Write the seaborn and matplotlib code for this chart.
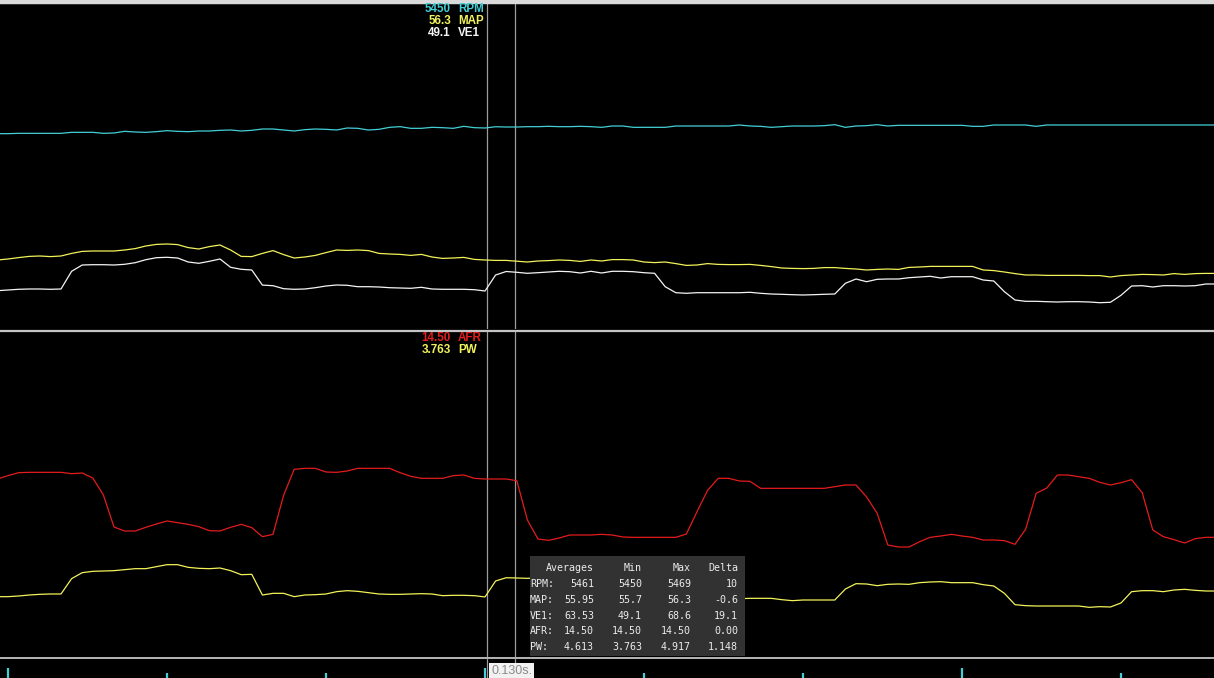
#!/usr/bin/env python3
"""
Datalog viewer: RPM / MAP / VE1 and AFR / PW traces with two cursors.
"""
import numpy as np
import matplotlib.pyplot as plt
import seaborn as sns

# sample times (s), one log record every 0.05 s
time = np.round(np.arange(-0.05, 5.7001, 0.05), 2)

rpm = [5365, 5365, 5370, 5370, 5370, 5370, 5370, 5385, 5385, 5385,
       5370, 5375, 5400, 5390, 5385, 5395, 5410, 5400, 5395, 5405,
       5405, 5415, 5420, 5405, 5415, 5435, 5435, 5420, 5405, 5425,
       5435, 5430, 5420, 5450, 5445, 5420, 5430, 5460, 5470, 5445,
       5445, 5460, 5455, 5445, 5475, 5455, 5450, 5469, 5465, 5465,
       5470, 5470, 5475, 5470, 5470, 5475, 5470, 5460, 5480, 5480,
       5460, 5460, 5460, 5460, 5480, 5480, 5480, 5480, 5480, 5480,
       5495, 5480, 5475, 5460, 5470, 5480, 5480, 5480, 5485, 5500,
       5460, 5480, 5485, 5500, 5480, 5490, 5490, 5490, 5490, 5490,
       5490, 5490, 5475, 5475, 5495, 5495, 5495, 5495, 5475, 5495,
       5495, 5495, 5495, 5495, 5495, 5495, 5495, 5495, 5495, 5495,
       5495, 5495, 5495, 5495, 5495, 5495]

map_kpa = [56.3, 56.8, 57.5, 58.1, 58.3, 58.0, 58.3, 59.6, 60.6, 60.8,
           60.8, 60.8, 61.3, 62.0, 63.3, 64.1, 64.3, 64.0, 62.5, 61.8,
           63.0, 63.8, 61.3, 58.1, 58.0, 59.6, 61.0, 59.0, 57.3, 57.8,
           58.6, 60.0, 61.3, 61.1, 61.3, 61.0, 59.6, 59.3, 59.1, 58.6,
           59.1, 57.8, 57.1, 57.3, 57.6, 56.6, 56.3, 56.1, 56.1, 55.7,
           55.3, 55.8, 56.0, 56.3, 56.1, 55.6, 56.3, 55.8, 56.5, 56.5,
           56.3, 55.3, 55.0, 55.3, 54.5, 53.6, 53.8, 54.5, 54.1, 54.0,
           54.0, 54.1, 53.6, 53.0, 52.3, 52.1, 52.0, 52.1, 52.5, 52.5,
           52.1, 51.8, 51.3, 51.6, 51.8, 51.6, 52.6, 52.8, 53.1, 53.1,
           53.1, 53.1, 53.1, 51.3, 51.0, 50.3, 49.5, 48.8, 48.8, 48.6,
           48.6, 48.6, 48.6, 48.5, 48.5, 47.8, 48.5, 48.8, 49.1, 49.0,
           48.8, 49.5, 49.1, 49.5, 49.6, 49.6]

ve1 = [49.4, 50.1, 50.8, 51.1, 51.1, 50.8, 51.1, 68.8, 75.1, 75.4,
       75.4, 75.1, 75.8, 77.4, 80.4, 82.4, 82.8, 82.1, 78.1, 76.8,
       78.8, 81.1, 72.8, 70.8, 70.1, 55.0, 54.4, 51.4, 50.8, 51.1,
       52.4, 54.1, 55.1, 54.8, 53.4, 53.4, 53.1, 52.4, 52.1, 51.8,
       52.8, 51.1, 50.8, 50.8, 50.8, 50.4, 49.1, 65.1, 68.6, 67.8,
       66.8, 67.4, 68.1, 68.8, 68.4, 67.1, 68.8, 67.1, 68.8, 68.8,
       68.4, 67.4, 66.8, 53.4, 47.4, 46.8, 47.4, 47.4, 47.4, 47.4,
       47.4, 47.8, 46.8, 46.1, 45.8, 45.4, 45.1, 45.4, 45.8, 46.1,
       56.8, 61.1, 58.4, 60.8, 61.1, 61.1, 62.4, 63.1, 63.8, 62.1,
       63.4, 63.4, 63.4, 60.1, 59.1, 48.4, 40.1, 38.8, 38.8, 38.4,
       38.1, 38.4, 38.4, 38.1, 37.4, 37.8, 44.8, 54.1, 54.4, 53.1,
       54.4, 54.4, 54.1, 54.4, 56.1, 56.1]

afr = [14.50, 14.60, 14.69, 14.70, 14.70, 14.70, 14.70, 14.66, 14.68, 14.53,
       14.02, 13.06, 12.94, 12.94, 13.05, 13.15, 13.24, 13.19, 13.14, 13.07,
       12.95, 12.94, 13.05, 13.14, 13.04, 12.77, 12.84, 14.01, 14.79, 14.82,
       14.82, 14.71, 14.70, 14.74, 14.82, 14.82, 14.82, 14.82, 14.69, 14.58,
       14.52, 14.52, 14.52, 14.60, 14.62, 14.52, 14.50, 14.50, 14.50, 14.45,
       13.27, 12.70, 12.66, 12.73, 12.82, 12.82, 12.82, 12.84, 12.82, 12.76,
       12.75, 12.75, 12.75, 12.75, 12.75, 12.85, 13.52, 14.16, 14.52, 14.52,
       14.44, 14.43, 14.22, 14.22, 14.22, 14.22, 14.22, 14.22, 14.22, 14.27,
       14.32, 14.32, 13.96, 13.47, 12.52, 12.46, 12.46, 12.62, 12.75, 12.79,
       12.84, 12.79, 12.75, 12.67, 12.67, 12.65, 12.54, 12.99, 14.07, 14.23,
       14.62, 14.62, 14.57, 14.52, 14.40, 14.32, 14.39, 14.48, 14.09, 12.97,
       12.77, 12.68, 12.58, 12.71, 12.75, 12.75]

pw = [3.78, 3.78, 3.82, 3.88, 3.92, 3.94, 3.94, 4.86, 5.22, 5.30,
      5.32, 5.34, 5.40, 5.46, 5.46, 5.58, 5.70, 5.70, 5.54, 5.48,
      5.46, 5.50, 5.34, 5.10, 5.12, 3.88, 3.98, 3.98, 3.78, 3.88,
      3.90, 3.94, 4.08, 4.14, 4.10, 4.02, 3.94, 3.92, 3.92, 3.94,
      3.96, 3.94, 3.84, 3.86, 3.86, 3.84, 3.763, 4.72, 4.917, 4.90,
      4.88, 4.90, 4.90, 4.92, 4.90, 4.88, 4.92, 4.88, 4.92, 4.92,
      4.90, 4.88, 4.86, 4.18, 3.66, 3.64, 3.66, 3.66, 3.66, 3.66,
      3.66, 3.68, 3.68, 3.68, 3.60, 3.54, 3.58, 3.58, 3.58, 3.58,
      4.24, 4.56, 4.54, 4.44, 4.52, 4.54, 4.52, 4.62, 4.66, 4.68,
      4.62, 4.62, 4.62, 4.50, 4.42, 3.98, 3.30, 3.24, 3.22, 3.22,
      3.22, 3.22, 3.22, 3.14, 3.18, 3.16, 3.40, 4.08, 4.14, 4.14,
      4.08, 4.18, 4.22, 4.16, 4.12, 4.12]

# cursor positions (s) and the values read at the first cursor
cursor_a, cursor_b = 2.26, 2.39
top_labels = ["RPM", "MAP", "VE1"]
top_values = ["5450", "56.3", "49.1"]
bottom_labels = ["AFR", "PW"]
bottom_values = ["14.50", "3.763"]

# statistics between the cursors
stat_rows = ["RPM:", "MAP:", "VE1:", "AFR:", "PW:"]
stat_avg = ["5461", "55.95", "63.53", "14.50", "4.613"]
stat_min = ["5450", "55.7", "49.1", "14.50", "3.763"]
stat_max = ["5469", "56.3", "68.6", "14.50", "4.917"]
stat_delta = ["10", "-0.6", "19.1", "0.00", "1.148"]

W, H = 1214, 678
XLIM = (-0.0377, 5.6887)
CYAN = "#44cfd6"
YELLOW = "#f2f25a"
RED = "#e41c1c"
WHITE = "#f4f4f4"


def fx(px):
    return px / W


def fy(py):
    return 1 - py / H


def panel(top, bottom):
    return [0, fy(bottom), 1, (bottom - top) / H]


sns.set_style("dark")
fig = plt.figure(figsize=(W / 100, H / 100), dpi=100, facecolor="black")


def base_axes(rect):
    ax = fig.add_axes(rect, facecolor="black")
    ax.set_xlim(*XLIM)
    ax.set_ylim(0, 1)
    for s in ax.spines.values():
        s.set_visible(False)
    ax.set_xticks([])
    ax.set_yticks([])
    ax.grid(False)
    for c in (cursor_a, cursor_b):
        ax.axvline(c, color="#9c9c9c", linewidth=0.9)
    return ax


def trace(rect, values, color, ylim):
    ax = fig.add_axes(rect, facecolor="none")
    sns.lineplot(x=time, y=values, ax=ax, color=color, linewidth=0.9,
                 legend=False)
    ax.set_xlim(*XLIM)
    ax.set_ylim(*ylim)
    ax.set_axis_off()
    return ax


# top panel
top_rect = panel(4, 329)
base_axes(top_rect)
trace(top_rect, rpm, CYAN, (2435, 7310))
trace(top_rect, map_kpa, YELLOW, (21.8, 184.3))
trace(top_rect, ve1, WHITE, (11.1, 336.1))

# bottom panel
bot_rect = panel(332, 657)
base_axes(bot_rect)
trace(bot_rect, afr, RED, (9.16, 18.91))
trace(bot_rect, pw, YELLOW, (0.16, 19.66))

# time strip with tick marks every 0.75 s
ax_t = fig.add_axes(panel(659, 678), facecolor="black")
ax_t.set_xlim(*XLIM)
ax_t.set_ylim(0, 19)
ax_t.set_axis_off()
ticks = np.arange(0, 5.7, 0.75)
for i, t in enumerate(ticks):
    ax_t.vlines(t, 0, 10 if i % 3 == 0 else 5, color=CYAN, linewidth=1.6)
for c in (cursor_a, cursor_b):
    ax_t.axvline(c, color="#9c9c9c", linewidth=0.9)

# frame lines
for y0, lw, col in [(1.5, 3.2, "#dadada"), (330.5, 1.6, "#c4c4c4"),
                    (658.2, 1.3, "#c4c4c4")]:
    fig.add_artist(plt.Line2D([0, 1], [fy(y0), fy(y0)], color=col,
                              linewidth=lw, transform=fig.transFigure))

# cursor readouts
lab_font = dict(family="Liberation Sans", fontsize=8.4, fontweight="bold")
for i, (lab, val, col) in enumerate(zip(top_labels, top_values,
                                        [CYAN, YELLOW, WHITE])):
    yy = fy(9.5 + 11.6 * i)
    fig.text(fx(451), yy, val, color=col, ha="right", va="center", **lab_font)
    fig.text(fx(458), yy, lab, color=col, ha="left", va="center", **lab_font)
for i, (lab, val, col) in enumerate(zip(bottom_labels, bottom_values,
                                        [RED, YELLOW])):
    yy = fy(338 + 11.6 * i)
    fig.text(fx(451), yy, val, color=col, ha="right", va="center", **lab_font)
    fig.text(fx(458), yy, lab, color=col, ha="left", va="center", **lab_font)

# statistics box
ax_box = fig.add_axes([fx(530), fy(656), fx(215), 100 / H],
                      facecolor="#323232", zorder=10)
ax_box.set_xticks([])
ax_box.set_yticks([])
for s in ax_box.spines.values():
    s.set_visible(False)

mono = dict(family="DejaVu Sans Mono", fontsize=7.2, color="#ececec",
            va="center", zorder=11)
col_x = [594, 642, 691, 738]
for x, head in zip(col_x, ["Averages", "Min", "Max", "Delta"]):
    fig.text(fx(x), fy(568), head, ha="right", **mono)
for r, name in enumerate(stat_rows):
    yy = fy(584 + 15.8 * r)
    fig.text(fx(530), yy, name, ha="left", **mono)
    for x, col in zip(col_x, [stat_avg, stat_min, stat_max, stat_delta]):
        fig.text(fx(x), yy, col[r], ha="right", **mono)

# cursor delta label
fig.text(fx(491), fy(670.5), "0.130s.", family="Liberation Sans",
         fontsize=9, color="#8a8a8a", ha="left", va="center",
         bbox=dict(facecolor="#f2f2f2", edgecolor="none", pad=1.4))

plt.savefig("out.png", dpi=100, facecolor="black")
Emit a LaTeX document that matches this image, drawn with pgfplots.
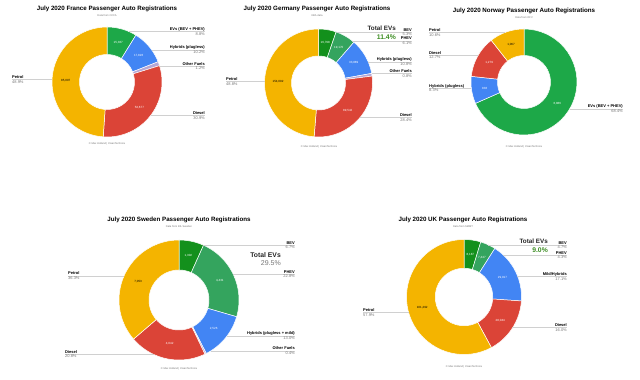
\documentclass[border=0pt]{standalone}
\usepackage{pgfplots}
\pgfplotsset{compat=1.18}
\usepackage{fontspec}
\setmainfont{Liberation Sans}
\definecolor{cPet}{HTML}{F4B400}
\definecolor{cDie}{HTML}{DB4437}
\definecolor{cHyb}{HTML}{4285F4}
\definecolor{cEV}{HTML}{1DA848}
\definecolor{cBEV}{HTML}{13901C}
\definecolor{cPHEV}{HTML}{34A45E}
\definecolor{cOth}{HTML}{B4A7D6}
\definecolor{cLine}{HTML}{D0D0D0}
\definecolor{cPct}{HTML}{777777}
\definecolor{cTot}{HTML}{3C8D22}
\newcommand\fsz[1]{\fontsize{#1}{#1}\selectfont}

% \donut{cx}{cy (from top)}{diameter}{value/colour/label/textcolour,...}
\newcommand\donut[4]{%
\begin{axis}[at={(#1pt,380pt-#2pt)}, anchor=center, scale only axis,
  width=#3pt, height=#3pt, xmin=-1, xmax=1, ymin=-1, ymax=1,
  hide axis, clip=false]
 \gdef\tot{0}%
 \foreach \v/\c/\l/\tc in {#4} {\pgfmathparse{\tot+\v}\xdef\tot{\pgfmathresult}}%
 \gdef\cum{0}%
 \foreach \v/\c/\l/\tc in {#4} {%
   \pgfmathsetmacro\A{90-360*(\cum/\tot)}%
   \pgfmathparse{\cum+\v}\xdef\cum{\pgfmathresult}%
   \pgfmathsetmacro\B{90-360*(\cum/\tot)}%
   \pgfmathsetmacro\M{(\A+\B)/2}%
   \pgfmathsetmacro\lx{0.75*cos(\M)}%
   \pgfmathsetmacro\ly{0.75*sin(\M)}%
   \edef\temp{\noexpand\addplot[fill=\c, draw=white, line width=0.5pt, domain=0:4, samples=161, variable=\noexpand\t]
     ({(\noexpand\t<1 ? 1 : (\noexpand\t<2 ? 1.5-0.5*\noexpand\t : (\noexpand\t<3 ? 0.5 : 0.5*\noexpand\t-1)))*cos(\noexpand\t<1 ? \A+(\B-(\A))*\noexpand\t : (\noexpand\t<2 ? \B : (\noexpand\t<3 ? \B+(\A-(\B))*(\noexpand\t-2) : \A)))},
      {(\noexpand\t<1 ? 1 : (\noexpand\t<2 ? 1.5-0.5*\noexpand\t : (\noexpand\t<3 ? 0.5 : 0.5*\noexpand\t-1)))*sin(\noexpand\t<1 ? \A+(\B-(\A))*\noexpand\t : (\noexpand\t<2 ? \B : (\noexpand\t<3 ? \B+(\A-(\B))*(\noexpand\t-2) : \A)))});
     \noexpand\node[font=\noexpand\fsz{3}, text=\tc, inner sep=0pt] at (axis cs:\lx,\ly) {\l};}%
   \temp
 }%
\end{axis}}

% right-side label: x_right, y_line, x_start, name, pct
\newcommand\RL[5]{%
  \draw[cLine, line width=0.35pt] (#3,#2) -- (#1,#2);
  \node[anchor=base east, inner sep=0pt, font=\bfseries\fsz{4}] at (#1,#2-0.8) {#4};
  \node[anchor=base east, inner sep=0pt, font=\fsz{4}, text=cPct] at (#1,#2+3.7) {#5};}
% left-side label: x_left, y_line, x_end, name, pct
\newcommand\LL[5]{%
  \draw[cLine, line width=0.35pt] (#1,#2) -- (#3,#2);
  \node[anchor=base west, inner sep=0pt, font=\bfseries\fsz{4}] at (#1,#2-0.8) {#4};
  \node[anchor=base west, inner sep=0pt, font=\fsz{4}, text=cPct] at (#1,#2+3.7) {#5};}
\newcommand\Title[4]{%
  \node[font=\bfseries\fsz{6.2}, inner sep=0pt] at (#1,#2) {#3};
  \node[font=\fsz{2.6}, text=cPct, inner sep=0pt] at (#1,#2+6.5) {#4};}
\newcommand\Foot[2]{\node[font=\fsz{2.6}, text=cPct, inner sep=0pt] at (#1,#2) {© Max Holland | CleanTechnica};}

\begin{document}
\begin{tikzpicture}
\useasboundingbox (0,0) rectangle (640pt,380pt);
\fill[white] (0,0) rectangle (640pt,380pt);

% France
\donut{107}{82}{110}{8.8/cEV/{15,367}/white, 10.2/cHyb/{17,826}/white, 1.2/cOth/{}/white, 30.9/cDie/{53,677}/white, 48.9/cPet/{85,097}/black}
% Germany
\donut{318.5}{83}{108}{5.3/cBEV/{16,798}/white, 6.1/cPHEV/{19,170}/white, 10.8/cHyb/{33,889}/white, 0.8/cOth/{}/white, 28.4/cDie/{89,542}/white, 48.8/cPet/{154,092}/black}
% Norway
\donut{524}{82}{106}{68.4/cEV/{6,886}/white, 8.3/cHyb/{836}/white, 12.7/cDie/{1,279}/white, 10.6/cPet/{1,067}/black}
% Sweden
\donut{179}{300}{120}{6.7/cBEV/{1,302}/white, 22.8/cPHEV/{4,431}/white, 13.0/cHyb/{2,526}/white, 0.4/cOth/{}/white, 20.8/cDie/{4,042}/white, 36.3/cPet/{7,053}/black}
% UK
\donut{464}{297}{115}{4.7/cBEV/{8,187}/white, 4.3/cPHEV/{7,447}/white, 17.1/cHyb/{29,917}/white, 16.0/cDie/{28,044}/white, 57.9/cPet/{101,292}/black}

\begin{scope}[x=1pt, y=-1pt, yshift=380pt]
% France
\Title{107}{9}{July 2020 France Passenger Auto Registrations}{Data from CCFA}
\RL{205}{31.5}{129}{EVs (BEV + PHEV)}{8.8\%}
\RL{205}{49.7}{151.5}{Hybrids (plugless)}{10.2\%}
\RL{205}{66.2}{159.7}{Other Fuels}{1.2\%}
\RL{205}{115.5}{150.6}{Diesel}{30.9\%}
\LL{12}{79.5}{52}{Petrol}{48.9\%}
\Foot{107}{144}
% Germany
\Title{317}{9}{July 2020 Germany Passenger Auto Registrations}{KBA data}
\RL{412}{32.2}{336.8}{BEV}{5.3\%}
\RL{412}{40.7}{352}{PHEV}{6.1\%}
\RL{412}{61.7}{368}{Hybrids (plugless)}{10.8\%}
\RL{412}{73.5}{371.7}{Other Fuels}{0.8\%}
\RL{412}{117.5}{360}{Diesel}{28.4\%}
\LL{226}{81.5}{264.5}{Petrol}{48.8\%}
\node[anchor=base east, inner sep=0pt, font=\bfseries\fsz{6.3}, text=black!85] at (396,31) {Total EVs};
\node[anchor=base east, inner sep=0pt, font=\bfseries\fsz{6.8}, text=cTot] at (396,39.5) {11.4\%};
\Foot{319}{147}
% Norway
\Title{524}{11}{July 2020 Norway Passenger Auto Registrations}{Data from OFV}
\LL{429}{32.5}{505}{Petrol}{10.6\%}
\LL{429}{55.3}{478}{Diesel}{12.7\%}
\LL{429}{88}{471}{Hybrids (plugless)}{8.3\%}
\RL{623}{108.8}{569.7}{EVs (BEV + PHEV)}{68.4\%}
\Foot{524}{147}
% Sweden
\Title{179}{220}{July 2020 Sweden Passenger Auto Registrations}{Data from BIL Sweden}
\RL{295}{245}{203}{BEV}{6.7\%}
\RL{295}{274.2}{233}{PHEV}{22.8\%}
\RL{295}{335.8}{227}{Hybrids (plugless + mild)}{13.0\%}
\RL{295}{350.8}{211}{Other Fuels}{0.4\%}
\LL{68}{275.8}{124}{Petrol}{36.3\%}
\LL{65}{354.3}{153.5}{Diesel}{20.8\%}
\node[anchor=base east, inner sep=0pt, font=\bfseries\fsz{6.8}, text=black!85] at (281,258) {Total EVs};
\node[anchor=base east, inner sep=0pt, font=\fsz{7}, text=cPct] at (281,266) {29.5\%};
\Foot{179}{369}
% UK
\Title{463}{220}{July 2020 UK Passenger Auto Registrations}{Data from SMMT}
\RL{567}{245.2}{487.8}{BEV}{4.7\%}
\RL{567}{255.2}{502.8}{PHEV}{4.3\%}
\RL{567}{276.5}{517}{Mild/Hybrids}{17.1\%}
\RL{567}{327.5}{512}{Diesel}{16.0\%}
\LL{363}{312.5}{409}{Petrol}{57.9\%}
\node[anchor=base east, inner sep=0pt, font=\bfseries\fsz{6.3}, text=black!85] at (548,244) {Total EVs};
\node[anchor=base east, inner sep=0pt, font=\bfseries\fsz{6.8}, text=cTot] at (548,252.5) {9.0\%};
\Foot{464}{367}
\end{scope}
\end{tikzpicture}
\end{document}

______

### Set problem
Scan the records above for the string "with", then report every line that contains it.

### The output
Datalog viewer: RPM / MAP / VE1 and AFR / PW traces with two cursors.
# time strip with tick marks every 0.75 s
Emit a LaTeX document that matches this image, drawn with pgfplots.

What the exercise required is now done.